» **GIVEN REQUEST**
Quote every line of the data below as it stands, omitting pictures.

══ SUPPLIED DATA

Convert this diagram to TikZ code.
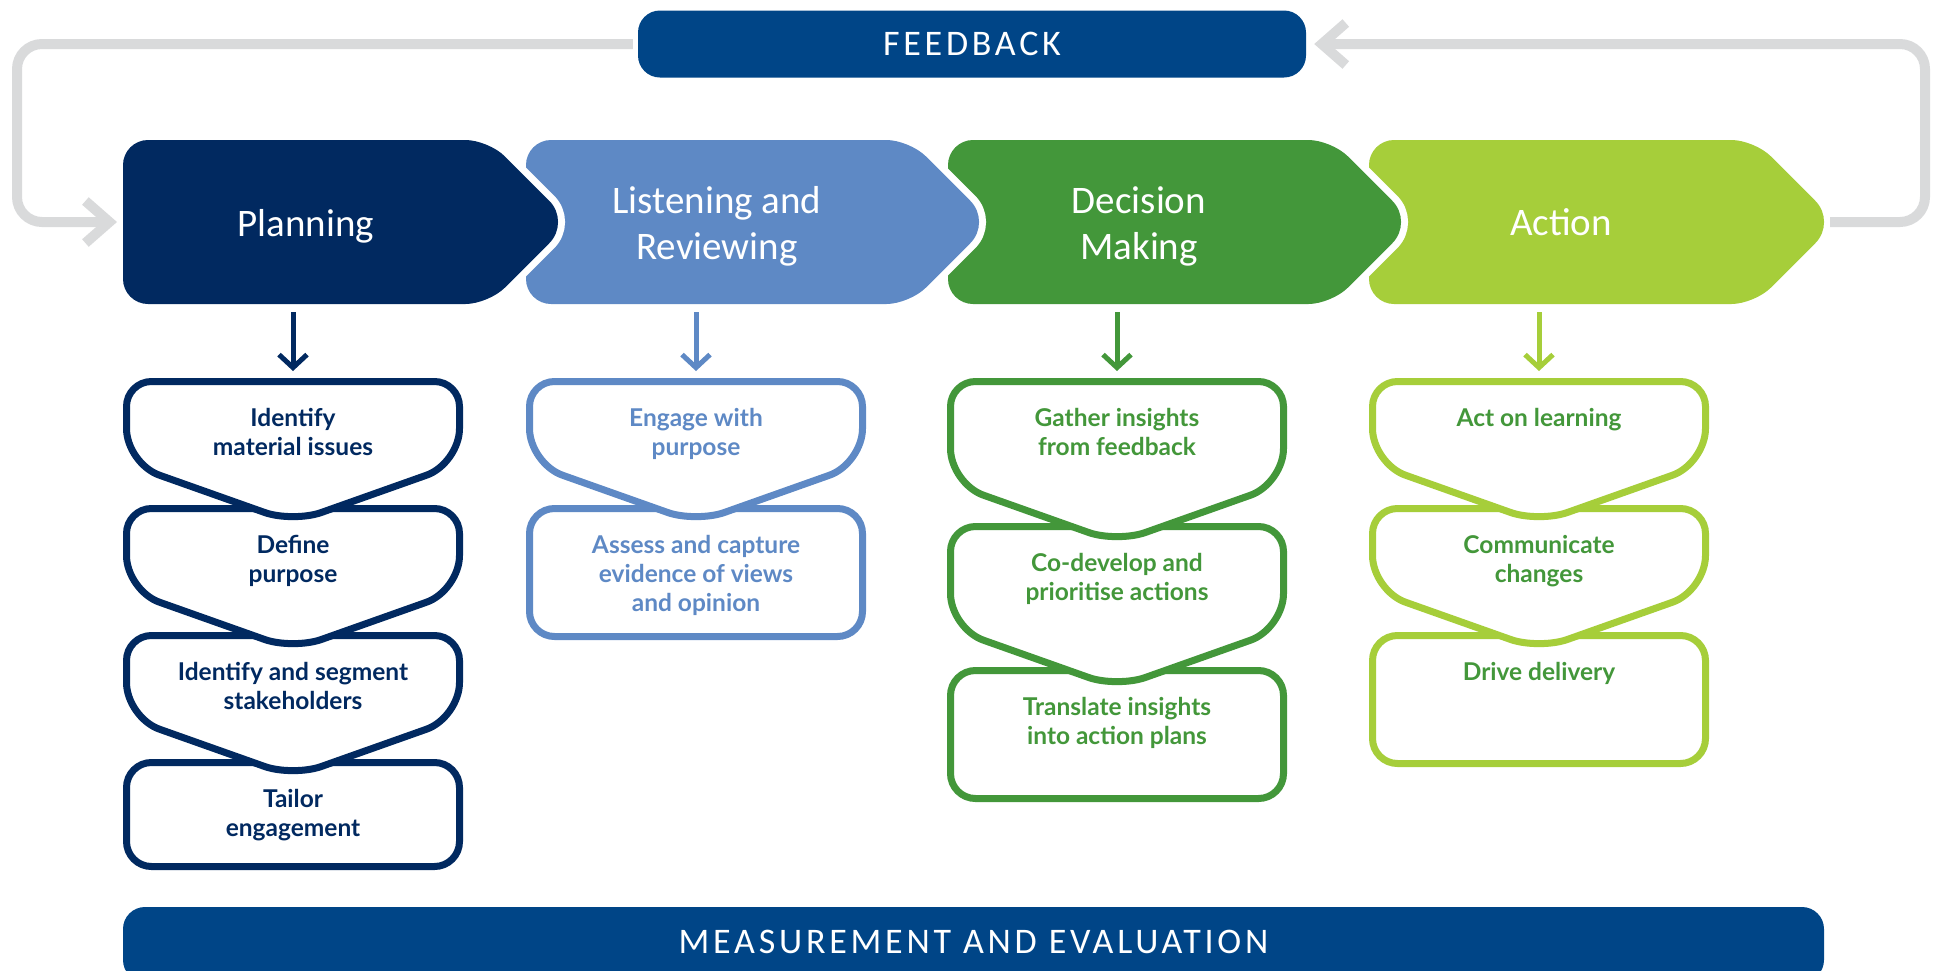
\documentclass[tikz,border=0pt]{standalone}
\usepackage{fontspec}
\usetikzlibrary{arrows.meta}
\newfontfamily\headfont{Carlito}
\newfontfamily\capsfont{Carlito}[LetterSpace=10.5]
\newfontfamily\subfont{Lato}
\definecolor{navy}{HTML}{012960}
\definecolor{barblue}{HTML}{004587}
\definecolor{lblue}{HTML}{5E89C5}
\definecolor{dgreen}{HTML}{43973A}
\definecolor{lime}{HTML}{A6CE3A}
\definecolor{loopgrey}{HTML}{D9DADB}
% heading chevron outline, local coordinates, #1 = tip vertex x
\newcommand\headchev[1]{(0,25) .. controls (0,11.25) and (11.25,0) .. (25,0) -- (#1-105,0) .. controls (#1-92.35,0) and (#1-74.68,7.32) .. (#1-65.74,16.26) -- (#1-21.2,60.8) .. controls (#1-9.55,72.45) and (#1-9.55,91.55) .. (#1-21.2,103.2) -- (#1-65.74,147.74) .. controls (#1-74.68,156.68) and (#1-92.35,164) .. (#1-105,164) -- (25,164) .. controls (11.25,164) and (0,152.75) .. (0,139) -- cycle}
% sub box with chevron bottom, #1 = side vertex y
\newcommand\subchev[1]{(0,25) .. controls (0,11.25) and (11.25,0) .. (25,0) -- (308,0) .. controls (321.75,0) and (333,11.25) .. (333,25) -- (333,#1-35) .. controls (333,#1-15.75) and (318.15,#1+5.3) .. (300,#1+11.7) -- (194.8,#1+49) .. controls (179.2,#1+54.5) and (153.8,#1+54.5) .. (138.2,#1+49) -- (33,#1+11.7) .. controls (14.85,#1+5.3) and (0,#1-15.75) .. (0,#1-35) -- cycle}
\newcommand\chevbox[4]{\begin{scope}[shift={(#1,#2)}]\draw[subbox=#4] \subchev{#3};\end{scope}}
\newcommand\rectbox[4]{\draw[subbox=#4, rounded corners=25] (#1,#2) rectangle ++(333,#3);}
\newcommand\headshape[3]{\begin{scope}[shift={(#1,140)}]\path[gapline] \headchev{#2};\fill[#3] \headchev{#2};\end{scope}}
\tikzset{
  gapline/.style={draw=white, line width=14, line join=round},
  headtext/.style={font=\headfont\fontsize{39}{46}\selectfont, text=white, align=center, inner sep=0},
  capbox/.style={fill=barblue, rounded corners=22, text=white, font=\capsfont\fontsize{36}{40}\selectfont, inner sep=0},
  subbox/.style={draw=#1, fill=white, line width=7, line join=round},
  subtext/.style={font=\subfont\bfseries\fontsize{24.5}{29}\selectfont, text=#1, align=center, anchor=north, inner sep=0},
  darrow/.style={draw=#1, line width=5, -{Straight Barb[length=13pt,width=28pt,sharp]}},
  loopline/.style={draw=loopgrey, line width=10, rounded corners=25, -{Straight Barb[length=24pt,width=42pt,sharp]}},
}
\begin{document}
\begin{tikzpicture}[x=1pt,y=-1pt]
\useasboundingbox (0,0) rectangle (1936,970);
\clip (0,0) rectangle (1936,970);

% heading chevrons, right to left so each tip overlaps the next
\headshape{1369}{467.5}{lime}
\headshape{948}{465.5}{dgreen}
\headshape{526}{465.5}{lblue}
\headshape{123}{447.5}{navy}

\node[headtext] (plan) at (306,226) {Planning};
\node[headtext] (lis) at (717,226) {Listening and\\Reviewing};
\node[headtext] (dec) at (1139,226) {Decision\\Making};
\node[headtext] (act) at (1561,222.5) {Action};

% sub boxes, bottom to top
\rectbox{126.5}{762.5}{104}{navy}
\chevbox{126.5}{635.5}{82}{navy}
\chevbox{126.5}{508.5}{82}{navy}
\chevbox{126.5}{381.5}{82}{navy}

\rectbox{529.5}{508.5}{128}{lblue}
\chevbox{529.5}{381.5}{82}{lblue}

\rectbox{950.5}{670.5}{128}{dgreen}
\chevbox{950.5}{526.5}{102}{dgreen}
\chevbox{950.5}{381.5}{102}{dgreen}

\rectbox{1372.5}{635.5}{128}{lime}
\chevbox{1372.5}{508.5}{82}{lime}
\chevbox{1372.5}{381.5}{82}{lime}

% sub box texts
\node[subtext=navy] (p1) at (293,406) {\strut Identify\\material issues};
\node[subtext=navy] (p2) at (293,533) {\strut Define\\purpose};
\node[subtext=navy] (p3) at (293,660) {\strut Identify and segment\\stakeholders};
\node[subtext=navy] (p4) at (293,787) {\strut Tailor\\engagement};

\node[subtext=lblue] (l1) at (696,406) {\strut Engage with\\purpose};
\node[subtext=lblue] (l2) at (696,533) {\strut Assess and capture\\evidence of views\\and opinion};

\node[subtext=dgreen] (d1) at (1117,406) {\strut Gather insights\\from feedback};
\node[subtext=dgreen] (d2) at (1117,551) {\strut Co-develop and\\prioritise actions};
\node[subtext=dgreen] (d3) at (1117,695) {\strut Translate insights\\into action plans};

\node[subtext=dgreen] (a1) at (1539,406) {\strut Act on learning};
\node[subtext=dgreen] (a2) at (1539,533) {\strut Communicate\\changes};
\node[subtext=dgreen] (a3) at (1539,660) {\strut Drive delivery};

% down arrows
\coordinate (planfoot) at (293,304);  \coordinate (p1top) at (293,378);
\coordinate (lisfoot) at (696,304);   \coordinate (l1top) at (696,378);
\coordinate (decfoot) at (1117,304);  \coordinate (d1top) at (1117,378);
\coordinate (actfoot) at (1539,304);  \coordinate (a1top) at (1539,378);
\draw[darrow=navy] ([yshift=-8]planfoot) -- ([yshift=7]p1top);
\draw[darrow=lblue] ([yshift=-8]lisfoot) -- ([yshift=7]l1top);
\draw[darrow=dgreen] ([yshift=-8]decfoot) -- ([yshift=7]d1top);
\draw[darrow=lime] ([yshift=-8]actfoot) -- ([yshift=7]a1top);

% feedback and measurement bars
\node[capbox, minimum width=668, minimum height=67] (fb) at (972,44) {FEEDBACK};
\node[capbox, minimum width=1701, minimum height=75] (meas) at (973.5,944.5) {\raisebox{4.5pt}{MEASUREMENT AND EVALUATION}};

% feedback loop
\coordinate (planin) at (117,222);
\coordinate (actout) at (1830,222);
\draw[loopline] ([xshift=-5]fb.west) -- (17,44) -- (17,222) -- (planin);
\draw[loopline] (actout) -- (1925,222) -- (1925,44) -- ([xshift=8]fb.east);
\end{tikzpicture}
\end{document}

════

» **RESULT FOR THIS TASK**
Convert this diagram to TikZ code.
\documentclass[tikz,border=0pt]{standalone}
\usepackage{fontspec}
\usetikzlibrary{arrows.meta}
\newfontfamily\headfont{Carlito}
\newfontfamily\capsfont{Carlito}[LetterSpace=10.5]
\newfontfamily\subfont{Lato}
\definecolor{navy}{HTML}{012960}
\definecolor{barblue}{HTML}{004587}
\definecolor{lblue}{HTML}{5E89C5}
\definecolor{dgreen}{HTML}{43973A}
\definecolor{lime}{HTML}{A6CE3A}
\definecolor{loopgrey}{HTML}{D9DADB}
% heading chevron outline, local coordinates, #1 = tip vertex x
\newcommand\headchev[1]{(0,25) .. controls (0,11.25) and (11.25,0) .. (25,0) -- (#1-105,0) .. controls (#1-92.35,0) and (#1-74.68,7.32) .. (#1-65.74,16.26) -- (#1-21.2,60.8) .. controls (#1-9.55,72.45) and (#1-9.55,91.55) .. (#1-21.2,103.2) -- (#1-65.74,147.74) .. controls (#1-74.68,156.68) and (#1-92.35,164) .. (#1-105,164) -- (25,164) .. controls (11.25,164) and (0,152.75) .. (0,139) -- cycle}
% sub box with chevron bottom, #1 = side vertex y
\newcommand\subchev[1]{(0,25) .. controls (0,11.25) and (11.25,0) .. (25,0) -- (308,0) .. controls (321.75,0) and (333,11.25) .. (333,25) -- (333,#1-35) .. controls (333,#1-15.75) and (318.15,#1+5.3) .. (300,#1+11.7) -- (194.8,#1+49) .. controls (179.2,#1+54.5) and (153.8,#1+54.5) .. (138.2,#1+49) -- (33,#1+11.7) .. controls (14.85,#1+5.3) and (0,#1-15.75) .. (0,#1-35) -- cycle}
\newcommand\chevbox[4]{\begin{scope}[shift={(#1,#2)}]\draw[subbox=#4] \subchev{#3};\end{scope}}
\newcommand\rectbox[4]{\draw[subbox=#4, rounded corners=25] (#1,#2) rectangle ++(333,#3);}
\newcommand\headshape[3]{\begin{scope}[shift={(#1,140)}]\path[gapline] \headchev{#2};\fill[#3] \headchev{#2};\end{scope}}
\tikzset{
  gapline/.style={draw=white, line width=14, line join=round},
  headtext/.style={font=\headfont\fontsize{39}{46}\selectfont, text=white, align=center, inner sep=0},
  capbox/.style={fill=barblue, rounded corners=22, text=white, font=\capsfont\fontsize{36}{40}\selectfont, inner sep=0},
  subbox/.style={draw=#1, fill=white, line width=7, line join=round},
  subtext/.style={font=\subfont\bfseries\fontsize{24.5}{29}\selectfont, text=#1, align=center, anchor=north, inner sep=0},
  darrow/.style={draw=#1, line width=5, -{Straight Barb[length=13pt,width=28pt,sharp]}},
  loopline/.style={draw=loopgrey, line width=10, rounded corners=25, -{Straight Barb[length=24pt,width=42pt,sharp]}},
}
\begin{document}
\begin{tikzpicture}[x=1pt,y=-1pt]
\useasboundingbox (0,0) rectangle (1936,970);
\clip (0,0) rectangle (1936,970);

% heading chevrons, right to left so each tip overlaps the next
\headshape{1369}{467.5}{lime}
\headshape{948}{465.5}{dgreen}
\headshape{526}{465.5}{lblue}
\headshape{123}{447.5}{navy}

\node[headtext] (plan) at (306,226) {Planning};
\node[headtext] (lis) at (717,226) {Listening and\\Reviewing};
\node[headtext] (dec) at (1139,226) {Decision\\Making};
\node[headtext] (act) at (1561,222.5) {Action};

% sub boxes, bottom to top
\rectbox{126.5}{762.5}{104}{navy}
\chevbox{126.5}{635.5}{82}{navy}
\chevbox{126.5}{508.5}{82}{navy}
\chevbox{126.5}{381.5}{82}{navy}

\rectbox{529.5}{508.5}{128}{lblue}
\chevbox{529.5}{381.5}{82}{lblue}

\rectbox{950.5}{670.5}{128}{dgreen}
\chevbox{950.5}{526.5}{102}{dgreen}
\chevbox{950.5}{381.5}{102}{dgreen}

\rectbox{1372.5}{635.5}{128}{lime}
\chevbox{1372.5}{508.5}{82}{lime}
\chevbox{1372.5}{381.5}{82}{lime}

% sub box texts
\node[subtext=navy] (p1) at (293,406) {\strut Identify\\material issues};
\node[subtext=navy] (p2) at (293,533) {\strut Define\\purpose};
\node[subtext=navy] (p3) at (293,660) {\strut Identify and segment\\stakeholders};
\node[subtext=navy] (p4) at (293,787) {\strut Tailor\\engagement};

\node[subtext=lblue] (l1) at (696,406) {\strut Engage with\\purpose};
\node[subtext=lblue] (l2) at (696,533) {\strut Assess and capture\\evidence of views\\and opinion};

\node[subtext=dgreen] (d1) at (1117,406) {\strut Gather insights\\from feedback};
\node[subtext=dgreen] (d2) at (1117,551) {\strut Co-develop and\\prioritise actions};
\node[subtext=dgreen] (d3) at (1117,695) {\strut Translate insights\\into action plans};

\node[subtext=dgreen] (a1) at (1539,406) {\strut Act on learning};
\node[subtext=dgreen] (a2) at (1539,533) {\strut Communicate\\changes};
\node[subtext=dgreen] (a3) at (1539,660) {\strut Drive delivery};

% down arrows
\coordinate (planfoot) at (293,304);  \coordinate (p1top) at (293,378);
\coordinate (lisfoot) at (696,304);   \coordinate (l1top) at (696,378);
\coordinate (decfoot) at (1117,304);  \coordinate (d1top) at (1117,378);
\coordinate (actfoot) at (1539,304);  \coordinate (a1top) at (1539,378);
\draw[darrow=navy] ([yshift=-8]planfoot) -- ([yshift=7]p1top);
\draw[darrow=lblue] ([yshift=-8]lisfoot) -- ([yshift=7]l1top);
\draw[darrow=dgreen] ([yshift=-8]decfoot) -- ([yshift=7]d1top);
\draw[darrow=lime] ([yshift=-8]actfoot) -- ([yshift=7]a1top);

% feedback and measurement bars
\node[capbox, minimum width=668, minimum height=67] (fb) at (972,44) {FEEDBACK};
\node[capbox, minimum width=1701, minimum height=75] (meas) at (973.5,944.5) {\raisebox{4.5pt}{MEASUREMENT AND EVALUATION}};

% feedback loop
\coordinate (planin) at (117,222);
\coordinate (actout) at (1830,222);
\draw[loopline] ([xshift=-5]fb.west) -- (17,44) -- (17,222) -- (planin);
\draw[loopline] (actout) -- (1925,222) -- (1925,44) -- ([xshift=8]fb.east);
\end{tikzpicture}
\end{document}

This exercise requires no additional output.